Well, there are, oh wow, one hundred and thirty million Steam customers. I don’t expect all of them to get a Steam Machine…
Even a small chunk of that is quite a lot!
“…VR is going to be absolutely an early adopter question in the beginning…”
A small chunk of that is pretty nice. So, you know a subset of them will want to do VR. And VR is going to be absolutely an early adopter question in the beginning, but eventually it will be the way you look through a house. You know, your real estate agent will send you a whole bunch of VR content and they’ll sit and walk you through your house with the architect. Or obviously games. So, I really do think it’s going to change a lot of the ways you play games and realize other content, Hollywood it going to take advantage of VR. So, I do believe that were at the forefront of those. Again, even the company we have upstairs, is taking our desktop, strapping it to an Oculus headset and you’re running around the room killing zombies.
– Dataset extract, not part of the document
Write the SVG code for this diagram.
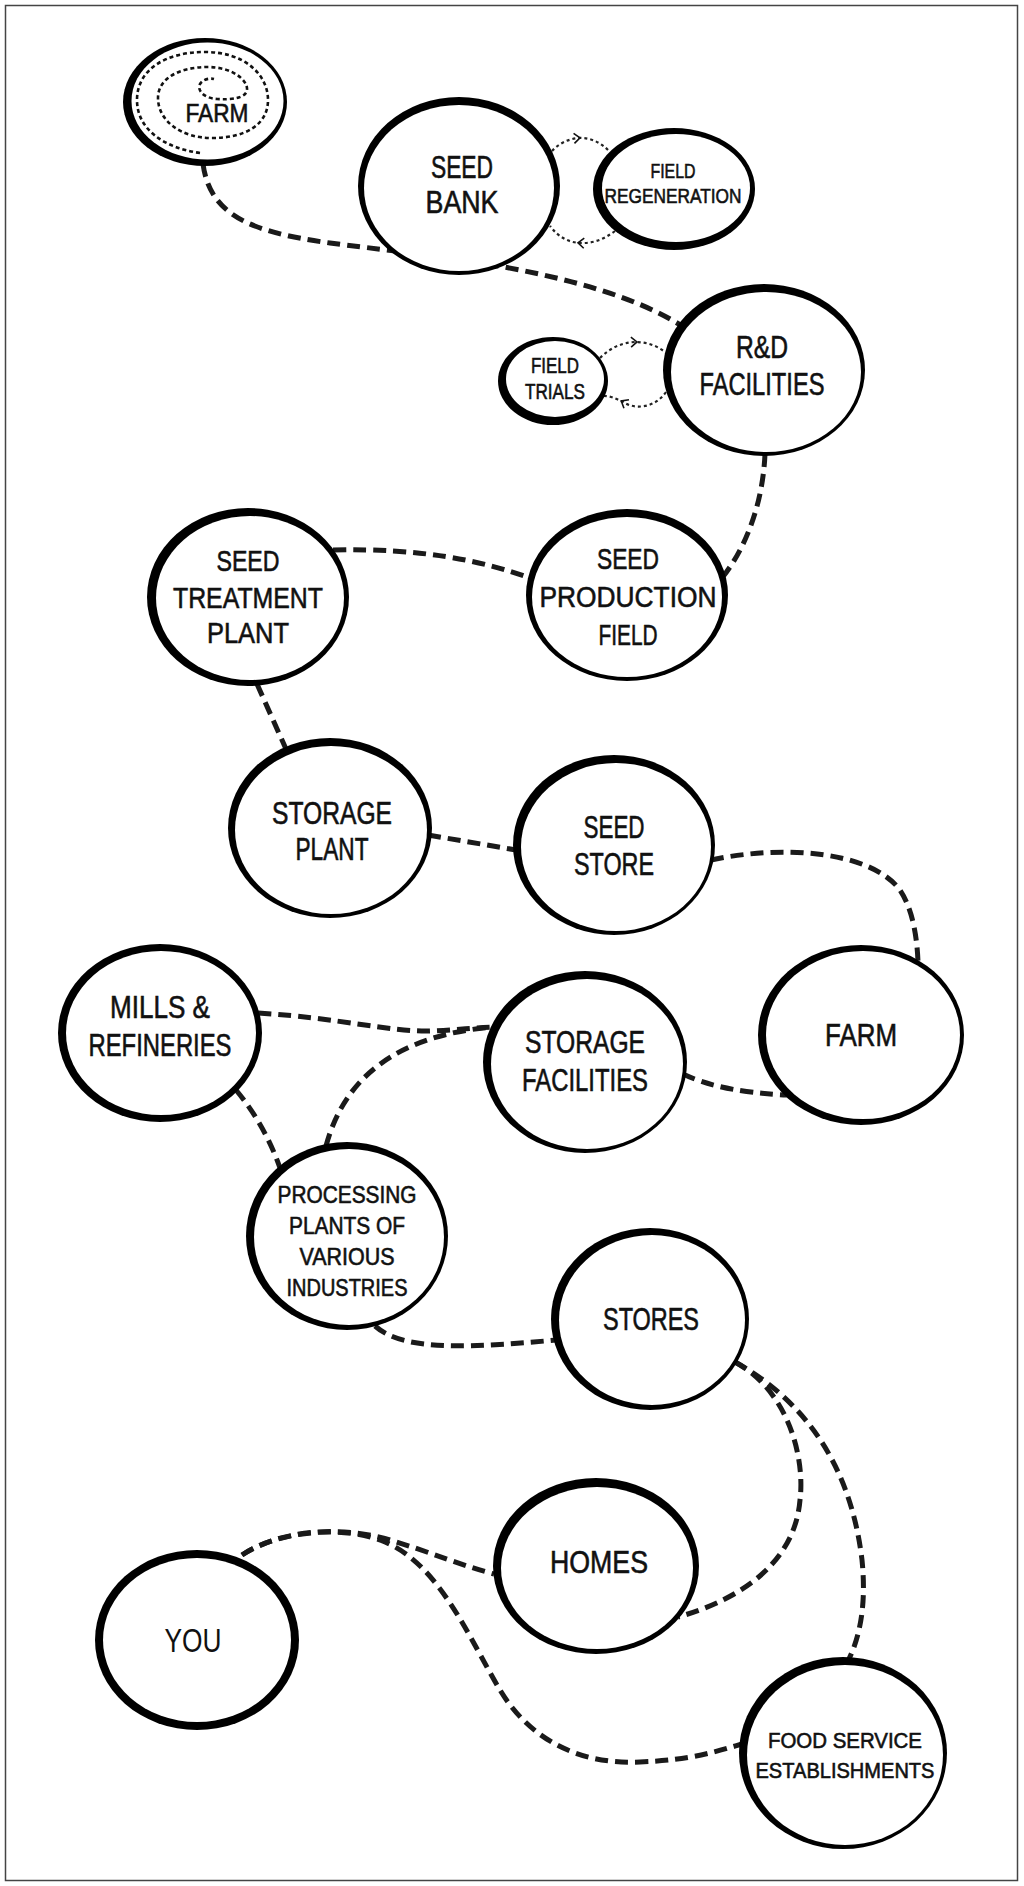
<svg xmlns="http://www.w3.org/2000/svg" width="1024" height="1886" viewBox="0 0 1024 1886">
<style>
.o{fill:#000}
.i{fill:#fff}
.t{font-family:"Liberation Sans",Arial,sans-serif;fill:#111;stroke:#111;stroke-width:0.6;text-anchor:middle}
.c{fill:none;stroke:#1a1a1a;stroke-width:5;stroke-dasharray:13 7}
.d{fill:none;stroke:#222;stroke-width:2.2;stroke-dasharray:3 3}
.sp{fill:none;stroke:#111;stroke-width:2.6;stroke-dasharray:4 3}
</style>
<defs>
<marker id="chev" markerUnits="userSpaceOnUse" markerWidth="14" markerHeight="14" viewBox="-7 -7 14 14" refX="0" refY="0" orient="auto">
<path d="M-4,-5 L2,0 L-4,5" fill="none" stroke="#111" stroke-width="1.6"/>
</marker>
</defs>
<rect x="0" y="0" width="1024" height="1886" fill="#fff"/>
<rect x="5.5" y="5.5" width="1012" height="1875" fill="none" stroke="#444" stroke-width="1.5"/>

<g id="connectors">
<path class="c" d="M203,164 C210,215 250,232 330,243 C420,255 590,268 682,326"/>
<path class="c" d="M765,454 C763,500 748,545 722,578"/>
<path class="c" d="M333,550 C420,548 480,560 530,578"/>
<path class="c" d="M257,684 L286,749"/>
<path class="c" d="M428,835 L516,850"/>
<path class="c" d="M711,860 C780,845 870,850 900,890 C912,908 917,935 918,962"/>
<path class="c" d="M683,1074 Q720,1092 787,1095"/>
<path class="c" d="M258,1013 C340,1018 390,1032 430,1031 C455,1030 470,1028 493,1027"/>
<path class="c" d="M326,1146 C345,1075 400,1035 493,1027"/>
<path class="c" d="M236,1090 Q265,1125 280,1168"/>
<path class="c" d="M375,1326 C400,1348 450,1350 556,1340"/>
<path class="c" d="M735,1362 C790,1392 805,1460 800,1500 C795,1560 745,1598 678,1617"/>
<path class="c" d="M735,1362 C800,1398 850,1460 862,1560 C866,1600 862,1635 846,1665"/>
<path class="c" d="M242,1555 C280,1530 340,1525 390,1540 C430,1552 460,1565 494,1574"/>
<path class="c" d="M242,1555 C280,1530 345,1525 385,1542 C440,1565 470,1640 500,1690 C530,1740 580,1765 640,1762 C690,1760 715,1752 742,1744"/>
<path class="d" marker-mid="url(#chev)" d="M552,151 Q562,140 578,138 Q596,137 610,152"/>
<path class="d" marker-mid="url(#chev)" d="M615,231 Q598,244 580,243 Q562,242 550,226"/>
<path class="d" marker-mid="url(#chev)" d="M600,358 Q615,343 635,342 Q652,342 665,352"/>
<path class="d" marker-mid="url(#chev)" d="M666,392 C655,408 635,410 623,402 C615,398 610,396 604,396"/>
</g>

<g id="farm-top">
<ellipse class="o" cx="205" cy="102" rx="82" ry="64"/>
<ellipse class="i" cx="207.5" cy="101" rx="76" ry="58.5"/>
<path class="sp" d="M200,153 C165,148 137,130 137,100 C137,70 165,52 205,52 C245,52 268,75 268,100 C268,125 245,138 212,138 C180,138 158,120 158,98 C158,78 180,67 208,67 C232,67 248,80 247,90 C246,98 232,100 217,99 C203,98 197,90 200,84 C203,79 210,78 214,79"/>
<text class="t" x="217" y="122" font-size="25" textLength="63" lengthAdjust="spacingAndGlyphs">FARM</text>
</g>

<g id="seed-bank">
<ellipse class="o" cx="459" cy="186" rx="101" ry="89"/>
<ellipse class="i" cx="459" cy="188" rx="95" ry="83"/>
<text class="t" x="462" y="178" font-size="32" textLength="62" lengthAdjust="spacingAndGlyphs">SEED</text>
<text class="t" x="462" y="213" font-size="32" textLength="73" lengthAdjust="spacingAndGlyphs">BANK</text>
</g>

<g id="field-regeneration">
<ellipse class="o" cx="674" cy="189" rx="81" ry="61"/>
<ellipse class="i" cx="676" cy="188" rx="74" ry="54"/>
<text class="t" x="673" y="178" font-size="21" textLength="45" lengthAdjust="spacingAndGlyphs">FIELD</text>
<text class="t" x="673" y="203" font-size="21" textLength="137" lengthAdjust="spacingAndGlyphs">REGENERATION</text>
</g>

<g id="rd-facilities">
<ellipse class="o" cx="764" cy="370" rx="101" ry="86"/>
<ellipse class="i" cx="766" cy="372" rx="95" ry="80"/>
<text class="t" x="762" y="358" font-size="31" textLength="52" lengthAdjust="spacingAndGlyphs">R&amp;D</text>
<text class="t" x="762" y="395" font-size="31" textLength="125" lengthAdjust="spacingAndGlyphs">FACILITIES</text>
</g>

<g id="field-trials">
<ellipse class="o" cx="553" cy="381" rx="55" ry="44"/>
<ellipse class="i" cx="555" cy="379" rx="49" ry="38"/>
<text class="t" x="555" y="373" font-size="22" textLength="48" lengthAdjust="spacingAndGlyphs">FIELD</text>
<text class="t" x="555" y="399" font-size="22" textLength="60" lengthAdjust="spacingAndGlyphs">TRIALS</text>
</g>

<g id="seed-production-field">
<ellipse class="o" cx="627" cy="595" rx="101" ry="86"/>
<ellipse class="i" cx="627" cy="597" rx="95" ry="80"/>
<text class="t" x="628" y="569" font-size="30" textLength="62" lengthAdjust="spacingAndGlyphs">SEED</text>
<text class="t" x="628" y="607" font-size="30" textLength="177" lengthAdjust="spacingAndGlyphs">PRODUCTION</text>
<text class="t" x="628" y="645" font-size="30" textLength="59" lengthAdjust="spacingAndGlyphs">FIELD</text>
</g>

<g id="seed-treatment-plant">
<ellipse class="o" cx="248" cy="597" rx="101" ry="89"/>
<ellipse class="i" cx="250" cy="598" rx="94" ry="82"/>
<text class="t" x="248" y="571" font-size="30" textLength="63" lengthAdjust="spacingAndGlyphs">SEED</text>
<text class="t" x="248" y="608" font-size="30" textLength="150" lengthAdjust="spacingAndGlyphs">TREATMENT</text>
<text class="t" x="248" y="643" font-size="30" textLength="82" lengthAdjust="spacingAndGlyphs">PLANT</text>
</g>

<g id="storage-plant">
<ellipse class="o" cx="330" cy="828" rx="102" ry="90"/>
<ellipse class="i" cx="331" cy="830" rx="96" ry="84"/>
<text class="t" x="332" y="824" font-size="31" textLength="120" lengthAdjust="spacingAndGlyphs">STORAGE</text>
<text class="t" x="332" y="860" font-size="31" textLength="73" lengthAdjust="spacingAndGlyphs">PLANT</text>
</g>

<g id="seed-store">
<ellipse class="o" cx="614" cy="845" rx="101" ry="90"/>
<ellipse class="i" cx="616" cy="847" rx="95" ry="84"/>
<text class="t" x="614" y="838" font-size="31" textLength="61" lengthAdjust="spacingAndGlyphs">SEED</text>
<text class="t" x="614" y="875" font-size="31" textLength="80" lengthAdjust="spacingAndGlyphs">STORE</text>
</g>

<g id="farm">
<ellipse class="o" cx="861" cy="1035" rx="103" ry="90"/>
<ellipse class="i" cx="863" cy="1035" rx="97" ry="84"/>
<text class="t" x="861" y="1046" font-size="31" textLength="72" lengthAdjust="spacingAndGlyphs">FARM</text>
</g>

<g id="storage-facilities">
<ellipse class="o" cx="585" cy="1062" rx="102" ry="91"/>
<ellipse class="i" cx="587" cy="1064" rx="96" ry="85"/>
<text class="t" x="585" y="1053" font-size="31" textLength="120" lengthAdjust="spacingAndGlyphs">STORAGE</text>
<text class="t" x="585" y="1091" font-size="31" textLength="126" lengthAdjust="spacingAndGlyphs">FACILITIES</text>
</g>

<g id="mills-refineries">
<ellipse class="o" cx="160" cy="1033" rx="102" ry="89"/>
<ellipse class="i" cx="161" cy="1033" rx="95" ry="82"/>
<text class="t" x="160" y="1018" font-size="31" textLength="100" lengthAdjust="spacingAndGlyphs">MILLS &amp;</text>
<text class="t" x="160" y="1056" font-size="31" textLength="143" lengthAdjust="spacingAndGlyphs">REFINERIES</text>
</g>

<g id="processing-plants">
<ellipse class="o" cx="347" cy="1236" rx="101" ry="94"/>
<ellipse class="i" cx="349" cy="1237" rx="95" ry="88"/>
<text class="t" x="347" y="1203" font-size="24" textLength="139" lengthAdjust="spacingAndGlyphs">PROCESSING</text>
<text class="t" x="347" y="1234" font-size="24" textLength="116" lengthAdjust="spacingAndGlyphs">PLANTS OF</text>
<text class="t" x="347" y="1265" font-size="24" textLength="95" lengthAdjust="spacingAndGlyphs">VARIOUS</text>
<text class="t" x="347" y="1296" font-size="24" textLength="121" lengthAdjust="spacingAndGlyphs">INDUSTRIES</text>
</g>

<g id="stores">
<ellipse class="o" cx="650" cy="1319" rx="99" ry="91"/>
<ellipse class="i" cx="652" cy="1320" rx="93" ry="85"/>
<text class="t" x="651" y="1330" font-size="31" textLength="96" lengthAdjust="spacingAndGlyphs">STORES</text>
</g>

<g id="homes">
<ellipse class="o" cx="596" cy="1566" rx="103" ry="88"/>
<ellipse class="i" cx="597" cy="1568" rx="96" ry="81"/>
<text class="t" x="599" y="1573" font-size="31" textLength="98" lengthAdjust="spacingAndGlyphs">HOMES</text>
</g>

<g id="you">
<ellipse class="o" cx="197" cy="1640" rx="102" ry="90"/>
<ellipse class="i" cx="197" cy="1640" rx="94" ry="82"/>
<text class="t" x="193" y="1652" font-size="33" stroke-width="0" textLength="57" lengthAdjust="spacingAndGlyphs" style="stroke-width:0">YOU</text>
</g>

<g id="food-service">
<ellipse class="o" cx="843" cy="1753" rx="104" ry="96"/>
<ellipse class="i" cx="845" cy="1755" rx="98" ry="90"/>
<text class="t" x="845" y="1748" font-size="22" textLength="154" lengthAdjust="spacingAndGlyphs">FOOD SERVICE</text>
<text class="t" x="845" y="1778" font-size="22" textLength="179" lengthAdjust="spacingAndGlyphs">ESTABLISHMENTS</text>
</g>
</svg>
It couldn’t be more fun.
“We’re not going to hit a home run every single time…”
How important then is it for Alienware as a brand to really stay on this cutting edge. Was it really important for you to be the first ones into the market? We’re you tempted to take a wait and see sort of approach?
“It may not be in every home, but it’s gonna be on a lot of couches.”
We don’t have a wait and see approach because our customers don’t have a wait and see approach. We’re not going to hit a home run every single time, you know obviously we though 3D was going to be the next thing and we had notebooks that had 3D in them. It’s kind of gone away so we’re not in the 3D business anymore, but this a lot bigger and a lot more involved and you see the content behind it, particularly what we’ve seen with Valve and with Oculus, and it’s gonna be hard to understand a world in five years without VR. It may not be in every home, but it’s gonna be on a lot of couches.
Both the Alienware Steam Machine and Oculus Ready Alienware Systems are due to be released in early 2016.